Tra il capolavoro del 1964 e questo sequel è passato del tempo. E si vede.
Il film di Robert Stevenson funzionava a prescindere dagli inserti animati. Era un perfetto meccanismo cinematografico innestato anzitutto sull’estro musicale degli Sherman Bros e sulla sopraffina professionalità di un gruppo di attori ‘vecchia scuola’, capaci di eccellere anzitutto nelle gag brillanti e nei numeri musicali, su tutti Julie Andrews e Dick Van Dyke, senza dimenticare i dolceamari Signori Banks di David Tomlinson e Glynis Johns. Come in una pièce di Broadway, tutto funzionava come un orologio, al punto che forse il mito di “Supercalifragilistichespiralidoso” sarebbe nato anche senza i cartoons. Ma all’epoca zio Walt aveva a disposizione un patrimonio che non poteva non impiegare, e soprattutto una ‘visione’ in grado di valorizzare ogni eccellenza a sua disposizione: ringraziamo che l’abbia fatto, pur tradendo profondamente il libro e la sua autrice.
Nel sequel odierno, invece, la cosa migliore sono proprio le animazioni. Che, come detto, NON sono farina della Casa del Topo. In esse si percepisce una sorta di ‘nostalgia’, di rimpianto per un tempo in cui i film non venivano ‘assemblati come una Nissan” (secondo un agghiacciante spot promozionale del film) ma, pur nel rispetto delle regole commerciali, ideati e cesellati come singole opere d’arte in cui ogni elemento risultava fondamentale.

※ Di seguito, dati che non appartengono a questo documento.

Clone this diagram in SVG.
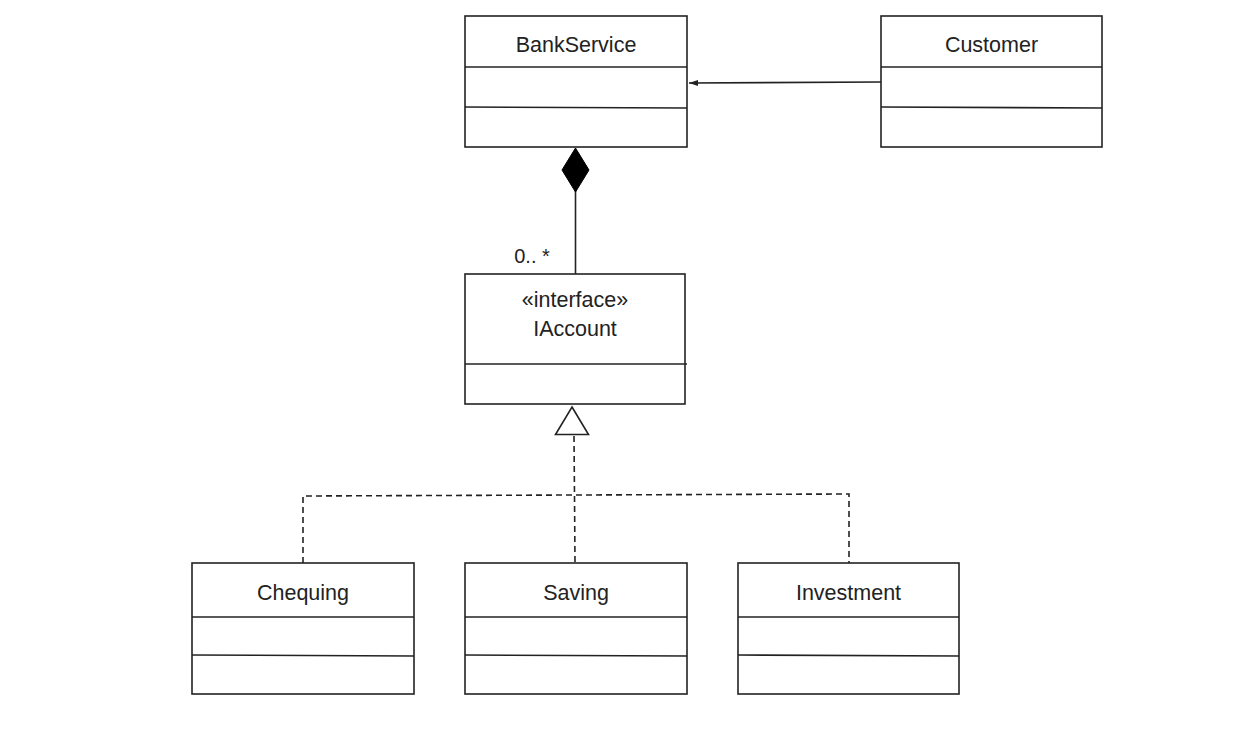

Pur rispettando e apprezzando l’impegno appassionato di Emily Blunt e Lin-Manuel Miranda, peraltro penalizzati da canzoni dimenticabili e di fatto ‘divorati’ dal mitico Dick nel suo brevissimo cameo finale; tralasciando il resto del cast, alle prese con personaggi appena abbozzati e più pittoreschi che ‘meravigliosi’; passando anche sopra ad un intreccio che parte patetico e si risolve sbrigativamente in burletta, e una sensazione generale di imbarazzo nei confronti del pluridecorato predecessore, ci azzarderemmo a sostenere che questo nuovo Mary Poppins viene ben sintetizzato nella sequenza ‘mista’ sulle note di L’abito non fa il monaco (pallida imitazione dell’icona pop Chicago) in cui, a differenza dell’amoroso connubio tra uomini e disegni in cui Bert diventava “pinguino tra i pinguini”, gli attori qui paiono evitare di incrociare lo sguardo con le loro controparti cartoon, come se il confronto pesasse loro più di quanto vorrebbero ammettere.
Due mondi che si incrociano il tempo di un valzer, o di un fox-trot, per poi dirsi addio.
Forse la verità, pura e semplice, è che manca zio Walt.
Il logo Disney non basta più perché “la pillola vada giù”.